Let's trust in Him, and spread the authority and goodness of His Word. Somebody who can relate to YOU will need it, and the mighty tree of His Spirit growing in us will slowly but surely make the changes His creativity can shape into a good plan, despite all of our sins. We won't all agree on every single thing with every single person we meet, but we can overlook some things that aren't realistically harming another person for the sake of unity in Christ. And, again, I think in this world that parting ways (without becoming enemies in word and agenda) is part of unity.

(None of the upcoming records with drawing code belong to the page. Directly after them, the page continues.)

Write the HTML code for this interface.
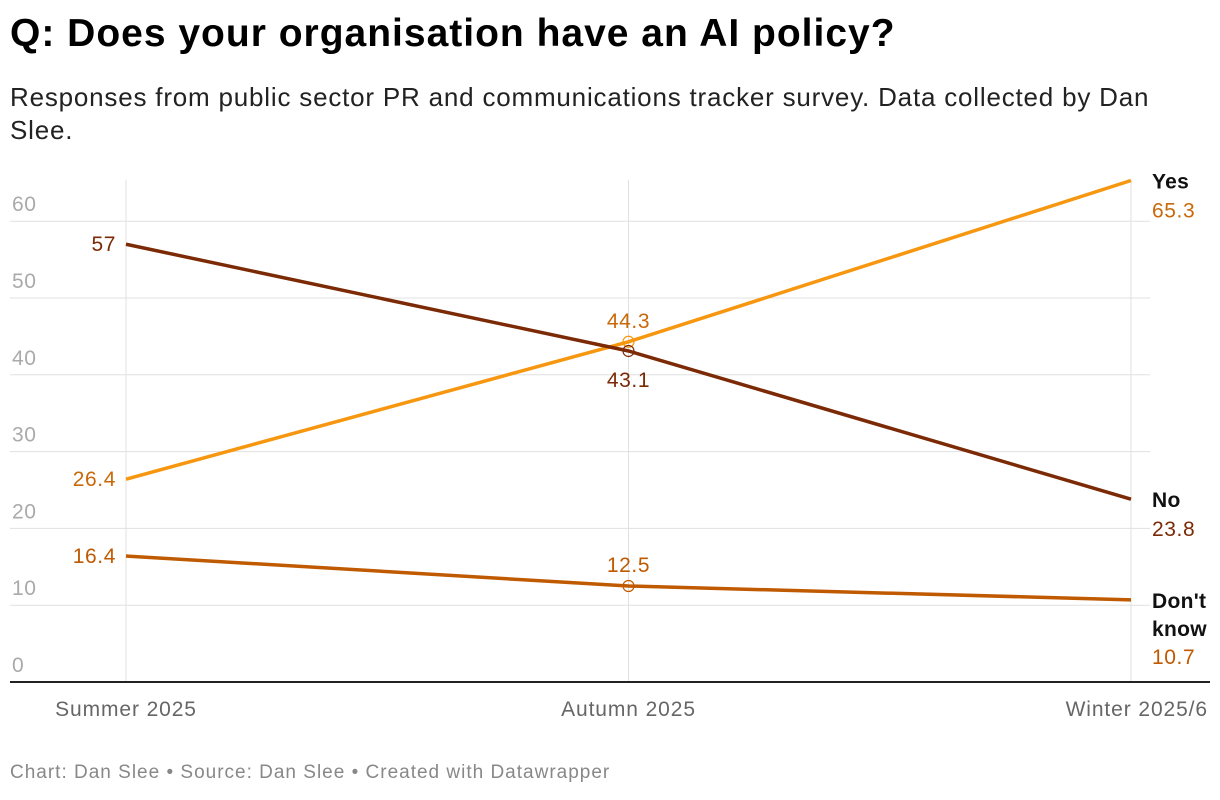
<!DOCTYPE html>
<html><head><meta charset="utf-8"><style>
body{margin:0;background:#fff;font-family:"Liberation Sans",sans-serif;}
#wrap{position:relative;width:1220px;height:800px;overflow:hidden}
h1{position:absolute;left:10px;top:12px;margin:0;font-size:39px;font-weight:bold;color:#000;letter-spacing:1px}
.sub{position:absolute;left:10px;top:81px;width:1175px;font-size:26px;line-height:33px;color:#222;letter-spacing:0.8px}
.foot{position:absolute;left:10px;top:762px;font-size:19px;color:#888;letter-spacing:1px}
svg{position:absolute;left:0;top:0}
</style></head><body>
<div id="wrap">
<h1>Q: Does your organisation have an AI policy?</h1>
<div class="sub">Responses from public sector PR and communications tracker survey. Data collected by Dan Slee.</div>
<svg id="chart" width="1220" height="800"></svg>
<div class="foot">Chart: Dan Slee • Source: Dan Slee • Created with Datawrapper</div>
</div>
<script>
const categories = ["Summer 2025","Autumn 2025","Winter 2025/6"];
const yesValues = [26.4,44.3,65.3];
const noValues = [57,43.1,23.8];
const dkValues = [16.4,12.5,10.7];
const yTicks = [0,10,20,30,40,50,60];

const svg = document.getElementById('chart');
const NS = 'http://www.w3.org/2000/svg';
const xPos = [126,628,1131];
function x(i){return xPos[0]+(xPos[2]-xPos[0])*i/(categories.length-1);}
function y(v){return 682 - v*7.68;}
function el(tag, attrs, parent){const e=document.createElementNS(NS,tag);for(const k in attrs)e.setAttribute(k,attrs[k]);(parent||svg).appendChild(e);return e;}
function txt(s, attrs){const t=el('text',Object.assign({'font-family':'Liberation Sans, sans-serif','letter-spacing':'0.6'},attrs));t.textContent=s;return t;}

yTicks.forEach(v=>{
  if(v>0){const g=el('line',{x1:10,x2:1150,y1:y(v),y2:y(v),stroke:'#e0e0e0','stroke-width':1});
  
  }
  const t=txt(String(v),{x:12,y:y(v)-10,'font-size':21,fill:'#aaa'});
  
  
});
categories.forEach((c,i)=>{
  const g=el('line',{x1:x(i),x2:x(i),y1:180,y2:682,stroke:'#e0e0e0','stroke-width':1});
  
  
  const anchor = i===categories.length-1?'end':'middle';
  const t=txt(c,{x:i===categories.length-1?1208:x(i),y:716,'font-size':21,fill:'#666','text-anchor':anchor,'letter-spacing':'0.9'});
  
  
});
const base=el('line',{x1:10,x2:1210,y1:682,y2:682,stroke:'#222','stroke-width':2});



const series=[
 {name:'Yes',vals:yesValues,color:'#f7960f',label:'#c8690a',dn:'yes'},
 {name:'No',vals:noValues,color:'#7b2a05',label:'#7b2a05',dn:'no'},
 {name:"Don't know",vals:dkValues,color:'#c05a00',label:'#c05a00',dn:'dont-know'}
];
series.forEach(s=>{
  const p=el('polyline',{points:s.vals.map((v,i)=>x(i)+','+y(v)).join(' '),fill:'none',stroke:s.color,'stroke-width':3.5});
  
  
  const c=el('circle',{cx:x(1),cy:y(s.vals[1]),r:5.5,fill:'none',stroke:s.color,'stroke-width':1.2});
  
  
});
series.forEach(s=>{
  const t=txt(String(s.vals[0]),{x:x(0)-10,y:y(s.vals[0])+7,'font-size':21,fill:s.label,'text-anchor':'end'});
  
  
});
const midOffsets=[-14,36,-14];
series.forEach((s,k)=>{
  const t=txt(String(s.vals[1]),{x:x(1),y:y(s.vals[1])+midOffsets[k],'font-size':21,fill:s.label,'text-anchor':'middle'});
  
  
});
series.forEach(s=>{
  const yy=y(s.vals[2]);
  let nm;
  if(s.name==="Don't know"){
    nm=txt("Don't",{x:1152,y:yy+8,'font-size':21,'font-weight':'bold',fill:'#111','letter-spacing':'0.3'});
    const n2=txt("know",{x:1152,y:yy+36,'font-size':21,'font-weight':'bold',fill:'#111','letter-spacing':'0.3'});
    
    
    const v=txt(String(s.vals[2]),{x:1152,y:yy+64,'font-size':21,fill:s.label});
    
    
  } else {
    nm=txt(s.name,{x:1152,y:yy+8,'font-size':21,'font-weight':'bold',fill:'#111','letter-spacing':'0.3'});
    const v=txt(String(s.vals[2]),{x:1152,y:yy+37,'font-size':21,fill:s.label});
    
    
  }
  
  
});
</script>
</body></html>
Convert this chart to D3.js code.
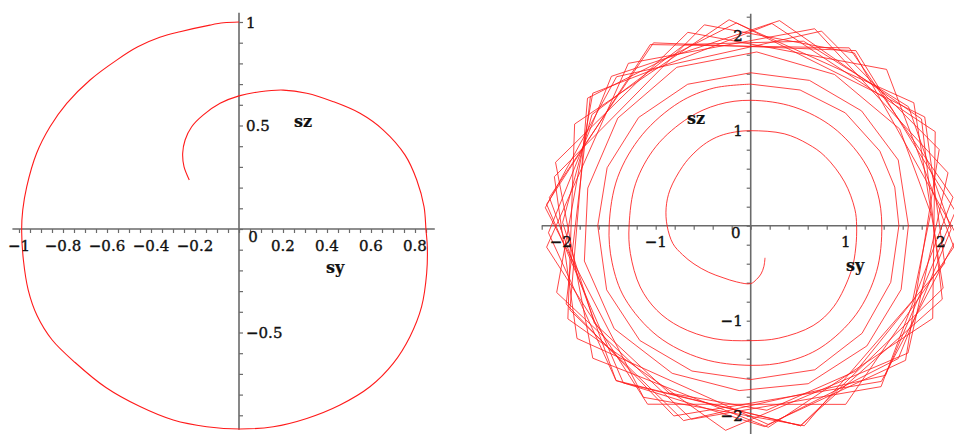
<!DOCTYPE html>
<html><head><meta charset="utf-8">
<script src="https://cdn.jsdelivr.net/npm/d3@7"></script>
<style>
body{margin:0;background:#fff}
svg text{font-family:"DejaVu Serif",serif;font-size:15px;fill:#111;stroke:#111;stroke-width:0.35px}
svg text.title{font-size:16px;font-weight:bold;stroke-width:0.2px}
</style></head><body>
<svg id="c" width="954" height="434"></svg>
<script>
// ---------- data: left panel (sy, sz) ----------
const leftSy = [0,-0.07,-0.132,-0.268,-0.36,-0.46,-0.556,-0.677,-0.783,-0.859,-0.92,-0.965,-0.983,-0.988,-0.98,-0.958,-0.918,-0.85,-0.745,-0.605,-0.45,-0.299,-0.147,0.005,0.156,0.308,0.459,0.595,0.701,0.777,0.83,0.853,0.856,0.85,0.841,0.808,0.755,0.656,0.55,0.429,0.308,0.201,0.095,0,-0.086,-0.162,-0.215,-0.245,-0.256,-0.25,-0.226];
const leftSz = [1,0.996,0.985,0.953,0.926,0.88,0.816,0.72,0.607,0.494,0.366,0.204,0.092,-0.005,-0.15,-0.295,-0.418,-0.535,-0.645,-0.766,-0.858,-0.923,-0.955,-0.966,-0.955,-0.915,-0.85,-0.762,-0.649,-0.52,-0.375,-0.214,-0.085,-0.005,0.108,0.237,0.357,0.478,0.559,0.615,0.656,0.671,0.663,0.643,0.607,0.551,0.494,0.43,0.366,0.301,0.237];

// ---------- data: right panel, polar reading (angle deg clockwise from +sz, radius) ----------
const rightAngle = [156,162,168,174,180,194,208,222,236,247,257,270,282,294,311,322,332,341,350,360,380,395,407,425,441,450,462,474,494,508,526,540,558,575,588,601,617,630,650,670,690,705,720,740,760,780,795,810,830,850,870,885,900,920,940,960,975,990,1010,1030,1050,1065,1080,1100,1120,1140,1155,1170,1192,1214,1236,1260,1282,1304,1326,1350,1372,1394,1416,1440,1462,1484,1506,1530,1553,1576,1600,1624,1648,1673,1698,1723,1749,1775,1802,1829,1857,1886,1915,1944,1975,2006,2038,2071,2105,2140,2176,2213,2251,2292,2336,2381,2428,2477,2528,2578,2631,2686,2739,2796,2851,2909,2962,3021,3077,3131,3190,3246,3303,3357,3415,3470,3528,3582,3641,3696,3752,3810,3864,3923,3978,4035,4089,4147,4203,4260,4314,4373,4428,4486,4541,4598,4652,4711,4766,4818,4879,4925,4988,5036,5098,5141,5205,5252,5315,5358,5420,5468,5531,5575,5637,5684,5747,5791,5853,5900,5962,6007,6069];
const rightRadius = [0.37,0.45,0.52,0.57,0.61,0.61,0.62,0.66,0.72,0.78,0.84,0.88,0.91,0.93,0.95,0.97,0.99,1.0,1.0,1.0,1.03,1.05,1.07,1.09,1.11,1.115,1.13,1.16,1.22,1.24,1.22,1.21,1.25,1.30,1.33,1.33,1.30,1.28,1.29,1.30,1.31,1.32,1.32,1.33,1.35,1.37,1.38,1.38,1.41,1.45,1.48,1.48,1.47,1.49,1.52,1.53,1.51,1.49,1.49,1.49,1.50,1.50,1.49,1.52,1.55,1.57,1.57,1.56,1.59,1.63,1.66,1.62,1.65,1.68,1.66,1.61,1.63,1.64,1.63,1.61,1.65,1.68,1.70,1.66,1.72,1.76,1.77,1.74,1.76,1.80,1.79,1.76,1.80,1.84,1.83,1.82,1.87,1.90,1.88,1.89,1.95,1.96,1.94,1.98,2.04,2.03,2.02,2.08,2.11,2.09,2.12,2.16,2.13,2.15,2.18,2.12,2.16,2.17,2.13,2.16,2.18,2.14,2.15,2.18,2.13,2.16,2.17,2.14,2.18,2.15,2.13,2.17,2.16,2.14,2.18,2.15,2.13,2.17,2.16,2.14,2.18,2.15,2.13,2.17,2.16,2.14,2.18,2.15,2.13,2.17,2.16,2.14,2.18,2.15,2.16,2.12,2.17,2.10,2.18,2.14,2.16,2.08,2.18,2.13,2.17,2.11,2.18,2.14,2.16,2.10,2.18,2.13,2.17,2.12,2.18,2.14,2.16,2.11,2.17];
const smoothUntilAngle = 1080; // inner turns drawn smooth, outer ones as polygon

// ---------- tick labels ----------
const leftXLabels = [-1,-0.8,-0.6,-0.4,-0.2,0.2,0.4,0.6,0.8];
const leftYLabels = [1,0.5,-0.5];
const rightXLabels = [-2,-1,1,2];
const rightYLabels = [2,1,-1,-2];
const leftXExtent = [-1.03,0.89], leftYExtent = [-0.97,1.045];
const rightXExtent = [-2.2,2.13], rightYExtent = [-2.2,2.23];

const svg = d3.select("#c");
const fmt = d => (d < 0 ? "\u2212" : "") + Math.abs(d);
const axisCol = "#6a6a6a";

function drawAxes(x, y, xExt, yExt, xTicks, yTicks, yTickSide) {
  const g = svg.append("g");
  g.append("line").attr("x1", x(xExt[0])).attr("x2", x(xExt[1]))
    .attr("y1", y(0)).attr("y2", y(0)).attr("stroke", axisCol).attr("stroke-width", 1.6);
  g.append("line").attr("x1", x(0)).attr("x2", x(0))
    .attr("y1", y(yExt[0])).attr("y2", y(yExt[1])).attr("stroke", axisCol).attr("stroke-width", 1.6);
  const ax = g.append("g").attr("transform", `translate(0,${y(0)})`)
    .call(d3.axisBottom(x).tickValues(xTicks).tickSize(4).tickFormat(""));
  const ayGen = yTickSide === "right" ? d3.axisRight(y) : d3.axisLeft(y);
  const ay = g.append("g").attr("transform", `translate(${x(0)},0)`)
    .call(ayGen.tickValues(yTicks).tickSize(4).tickFormat(""));
  [ax, ay].forEach(a => {
    a.select(".domain").remove();
    a.selectAll("line").attr("stroke", axisCol).attr("stroke-width", 1.2);
  });
}

// ---------- left panel ----------
const xL = d3.scaleLinear().domain([-1, 0.8]).range([19, 415]);
const yL = d3.scaleLinear().domain([-0.5, 1]).range([332.5, 22]);
drawAxes(xL, yL, leftXExtent, leftYExtent,
  d3.range(-20, 18).map(i => +(i * 0.05).toFixed(2)),
  d3.range(-9, 11).map(i => +(i * 0.1).toFixed(1)), "right");

svg.append("path")
  .attr("d", d3.line().x((d, i) => xL(leftSy[i])).y((d, i) => yL(leftSz[i])).curve(d3.curveCatmullRom)(leftSy))
  .attr("fill", "none").attr("stroke", "#ff1a1a").attr("stroke-width", 1.1);

svg.append("g").selectAll("text").data(leftXLabels).join("text")
  .attr("x", d => xL(d)).attr("y", yL(0) + 22).attr("text-anchor", "middle").text(fmt);
svg.append("g").selectAll("text").data(leftYLabels).join("text")
  .attr("x", xL(0) + 7).attr("y", d => yL(d) + 5.5).text(fmt);
svg.append("text").attr("x", xL(0) + 14).attr("y", yL(0) + 13).attr("text-anchor", "middle").text("0");
svg.append("text").attr("class", "title").attr("x", 294).attr("y", 127).text("sz");
svg.append("text").attr("class", "title").attr("x", 326).attr("y", 273).text("sy");

// ---------- right panel ----------
const xR = d3.scaleLinear().domain([-2, 2]).range([560.7, 940.7]);
const yR = d3.scaleLinear().domain([-2, 2]).range([415.7, 35.7]);
const rR = d3.scaleLinear().domain([0, 1]).range([0, 95]);
const toRad = d3.scaleLinear().domain([0, 180]).range([0, Math.PI]);

drawAxes(xR, yR, rightXExtent, rightYExtent,
  d3.range(-11, 11).map(i => +(i * 0.2).toFixed(1)),
  d3.range(-11, 12).map(i => +(i * 0.2).toFixed(1)), "left");

const pts = rightAngle.map((a, i) => ({a, r: rightRadius[i]}));
const inner = pts.filter(p => p.a <= smoothUntilAngle);
const outer = pts.filter(p => p.a >= smoothUntilAngle);
const radial = d3.lineRadial().angle(p => toRad(p.a)).radius(p => rR(p.r));
const gR = svg.append("g").attr("transform", `translate(${xR(0)},${yR(0)})`);
gR.append("path").attr("d", radial.curve(d3.curveCatmullRom)(inner))
  .attr("fill", "none").attr("stroke", "#ff1a1a").attr("stroke-width", 1).attr("stroke-opacity", 0.85);
gR.append("path").attr("d", radial.curve(d3.curveLinear)(outer))
  .attr("fill", "none").attr("stroke", "#ff1a1a").attr("stroke-width", 1).attr("stroke-opacity", 0.8);

svg.append("g").selectAll("text").data(rightXLabels).join("text")
  .attr("x", d => xR(d)).attr("y", yR(0) + 21).attr("text-anchor", "middle").text(fmt);
svg.append("g").selectAll("text").data(rightYLabels).join("text")
  .attr("x", xR(0) - 8).attr("y", d => yR(d) + 5.5).attr("text-anchor", "end").text(fmt);
svg.append("text").attr("x", xR(0) - 15).attr("y", yR(0) + 12.5).attr("text-anchor", "middle").text("0");
svg.append("text").attr("class", "title").attr("x", 687).attr("y", 124).text("sz");
svg.append("text").attr("class", "title").attr("x", 846).attr("y", 271).text("sy");
</script>
</body></html>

Heaven will be full of sinners, redeemed by Jesus, and we're all at different places along the road. The following is an adorable illustration of a heavenly scene:

An excerpt from _Happy, Happy, Happy_ by Phil Roberston:
Willie gave Paul [an old friend who had just been released from 12.5 years of prison for transporting drugs] a job at Duck Commander, where he met his future wife, Crystle, a former Texas police officer. They both rededicated their lives to Jesus Christ and were married in our front yard. Paul is African-American; Crystle's mother is Hispanic and her father is black. So the wedding crowd consisted of African-Americans and Hispanics but mostly white, bearded rednecks. About the time the wedding proceedings were starting, a friend of mine was putting his boat into the river at our boat dock. My friend later told me he realized then that there must be a God, because every other time he had seen so many ethnicities together, there was usually fighting involved! But there, under the towering pines and oaks next to Cypress Creek in our front yard, he saw a lot of people from different backgrounds who seemed to genuinely love each other and were enjoying being around each other. It was a perfect picture of what Christ's body should look like on Earth.